Eighty-percent of the grant funds will go directly to benefit students either as full-ride scholarships or paid internships in the field. Juniors and seniors who apply and receive the Noyce Scholarship are required to complete two years of teaching in a high-need public school for each year of support.

Post explains that the goal of Wittenberg’s program is to provide more than just scholarships for students.

“The idea is to create a whole support system that not only prepares students to enter the field of STEM teaching, but to stay in the profession over the long term,” she says.

In addition to offering scholarships for upperclassmen, the project will provide early field experiences for freshmen through internships in informal settings and schools and, for sophomores, internships at places such as the Pacific Northwest National Laboratory where they will learn to integrate research into classroom teaching.

It will also pair interested freshmen with teacher-mentors who pledge to mentor a student through his or her four years at Wittenberg as well as the first year of teaching after college.
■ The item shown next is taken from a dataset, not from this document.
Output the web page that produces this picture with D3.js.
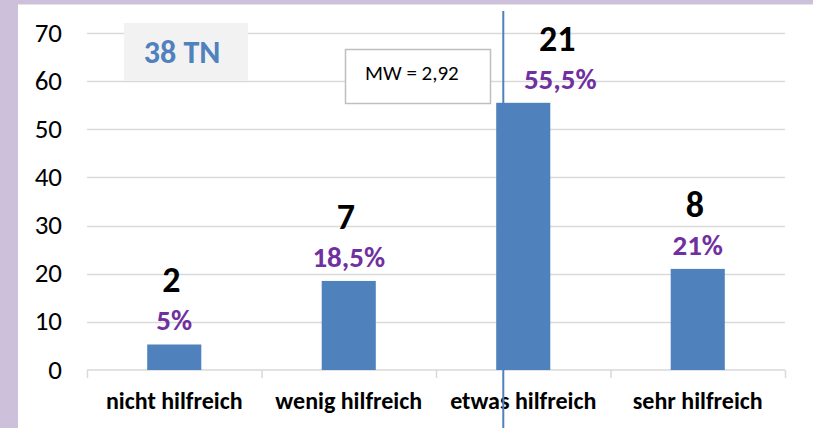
<!DOCTYPE html>
<html>
<head>
<meta charset="utf-8">
<script src="https://cdn.jsdelivr.net/npm/d3@7"></script>
<style>
  body { margin: 0; background: #ccc0da; }
  svg { display: block; }
  text { font-family: Carlito, Lato, "Open Sans", sans-serif; }
</style>
</head>
<body>
<div id="chart"></div>
<script>
// answers (category, count, percent shown on bar)
var categories = ["nicht hilfreich", "wenig hilfreich", "etwas hilfreich", "sehr hilfreich"];
var counts = [2, 7, 21, 8];
var percents = [5.3, 18.5, 55.5, 21];
var percentLabels = ["5%", "18,5%", "55,5%", "21%"];
var yTicks = [0, 10, 20, 30, 40, 50, 60, 70];
var participants = "38 TN";
var meanValue = 2.92;
var meanLabel = "MW = 2,92";

var width = 813, height = 428;
var margin = { top: 33, right: 28, bottom: 58, left: 87 };

var svg = d3.select("#chart").append("svg")
  .attr("width", width)
  .attr("height", height);

// white panel inside the lavender frame
svg.append("rect")
  .attr("x", 18).attr("y", 4)
  .attr("width", width - 18).attr("height", height - 4)
  .attr("fill", "#ffffff");
svg.append("line")
  .attr("x1", 18).attr("x2", width).attr("y1", 4.5).attr("y2", 4.5)
  .attr("stroke", "#e4e4e4");

var x = d3.scaleBand()
  .domain(categories)
  .range([margin.left, width - margin.right])
  .paddingInner(0.69)
  .paddingOuter(0.345);

var y = d3.scaleLinear()
  .domain([0, 70])
  .range([height - margin.bottom, margin.top]);

// grid
svg.append("g")
  .selectAll("line")
  .data(yTicks.slice(1))
  .enter().append("line")
  .attr("x1", margin.left).attr("x2", width - margin.right)
  .attr("y1", function (d) { return Math.round(y(d)) + 0.5; })
  .attr("y2", function (d) { return Math.round(y(d)) + 0.5; })
  .attr("stroke", "#d9d9d9")
  .attr("stroke-width", 1.5);

// y axis labels
svg.append("g")
  .selectAll("text")
  .data(yTicks)
  .enter().append("text")
  .attr("x", 62)
  .attr("y", function (d) { return y(d); })
  .attr("dy", "0.32em")
  .attr("text-anchor", "end")
  .attr("font-size", 27)
  .attr("fill", "#000")
  .text(function (d) { return d; });

// x axis with outer category ticks
var xAxis = d3.axisBottom(d3.scaleLinear().domain([0, 4]).range([margin.left, width - margin.right]))
  .tickValues([0, 1, 2, 3, 4])
  .tickSize(8)
  .tickFormat("");
var ax = svg.append("g")
  .attr("transform", "translate(0," + y(0) + ")")
  .call(xAxis);
ax.select(".domain").remove();
ax.selectAll("line").attr("stroke", "#d9d9d9").attr("stroke-width", 1.5);
ax.append("line")
  .attr("x1", margin.left).attr("x2", width - margin.right)
  .attr("stroke", "#d9d9d9").attr("stroke-width", 1.5);

svg.append("g")
  .selectAll("text")
  .data(categories)
  .enter().append("text")
  .attr("x", function (d) { return x(d) + x.bandwidth() / 2; })
  .attr("y", 409)
  .attr("text-anchor", "middle")
  .attr("font-size", 24)
  .attr("font-weight", "bold")
  .attr("fill", "#000")
  .text(function (d) { return d; });

// bars
svg.append("g")
  .selectAll("rect")
  .data(categories)
  .enter().append("rect")
  .attr("x", function (d) { return x(d); })
  .attr("y", function (d, i) { return y(percents[i]); })
  .attr("width", x.bandwidth())
  .attr("height", function (d, i) { return y(0) - y(percents[i]); })
  .attr("fill", "#4f81bd");

// labels above bars (the big bar's labels sit a bit to the right of the mean line)
function labelX(i) {
  var cx = x(categories[i]) + x.bandwidth() / 2;
  return i === 2 ? cx + 37 : cx;
}

svg.append("g")
  .selectAll("text")
  .data(percentLabels)
  .enter().append("text")
  .attr("x", function (d, i) { return labelX(i); })
  .attr("y", function (d, i) { return y(percents[i]) - 14; })
  .attr("text-anchor", "middle")
  .attr("font-size", 29)
  .attr("font-weight", "bold")
  .attr("fill", "#7030a0")
  .text(function (d) { return d; });

svg.append("g")
  .selectAll("text")
  .data(counts)
  .enter().append("text")
  .attr("x", function (d, i) { return labelX(i) - 3; })
  .attr("y", function (d, i) { return y(percents[i]) - 52; })
  .attr("text-anchor", "middle")
  .attr("font-size", 36)
  .attr("font-weight", "bold")
  .attr("fill", "#000")
  .text(function (d) { return d; });

// mean line (answers coded 1..4 at band centres)
var xMean = d3.scaleLinear()
  .domain([1, 4])
  .range([x(categories[0]) + x.bandwidth() / 2, x(categories[3]) + x.bandwidth() / 2]);
svg.append("line")
  .attr("x1", xMean(meanValue) - 6).attr("x2", xMean(meanValue) - 6)
  .attr("y1", 11).attr("y2", height)
  .attr("stroke", "#4f81bd")
  .attr("stroke-width", 2);

// participant box
svg.append("rect")
  .attr("x", 124).attr("y", 23)
  .attr("width", 124).attr("height", 58)
  .attr("fill", "#f2f2f2");
svg.append("text")
  .attr("x", 182).attr("y", 63)
  .attr("text-anchor", "middle")
  .attr("font-size", 32)
  .attr("font-weight", "bold")
  .attr("fill", "#4f81bd")
  .text(participants);

// mean box
svg.append("rect")
  .attr("x", 345.5).attr("y", 49.5)
  .attr("width", 145).attr("height", 54)
  .attr("fill", "#fff")
  .attr("stroke", "#bfbfbf")
  .attr("stroke-width", 1.5);
svg.append("text")
  .attr("x", 365).attr("y", 80)
  .attr("font-size", 21)
  .attr("fill", "#000")
  .text(meanLabel);
</script>
</body>
</html>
Building on Wittenberg’s established partnerships with high-need school districts in the area, the program’s mentors will come from Springfield City Schools, Mad River Local Schools, or Tecumseh Local Schools. Students will complete their student teaching in one of these districts as well. By strengthening the relationship with these districts, the project will help to ensure a future pipeline of qualified STEM teachers to serve in area schools.

In addition to local schools, Wittenberg is partnering with AVETEC, Upward Bound, Wittenberg’s Center for Civic & Urban Engagement projects Strengthening After-School Programs and Renewing the Core and the Creek, and Glen Helen Nature Preserve in Yellow Springs to create field experiences and internships for students. Once they have graduated, Noyce scholars can choose to fulfill their commitment locally or in any high-need school in the country.

Wittenberg hopes to nurture the professional development and growth of new teachers by bringing teacher-mentors, pre-service teachers and Wittenberg STEM and STEM education faculty together through a new STEM Teacher Learning Community that will include organized colloquia and opportunities for mentors and faculty to share their expertise with Noyce scholars.

Post said that receiving this highly competitive award from NSF speaks to the quality of the proposed program as well as the quality of Wittenberg’s existing STEM and urban programs and the depth of commitment from Wittenberg faculty across the sciences and in education to be a part of this project.

“I see this grant as helping to provide a kind of ‘circle of giving back’ where teachers inspire students and those students become teachers who inspire the next generation of scientists, mathematicians and STEM teachers—and it keeps going,” Post said.

Wittenberg students will be able to apply in spring 2011 for scholarships for the 2011-12 academic year and internships for summer 2011.

The grant period is five years, after which there may be the opportunity for Wittenberg to reapply.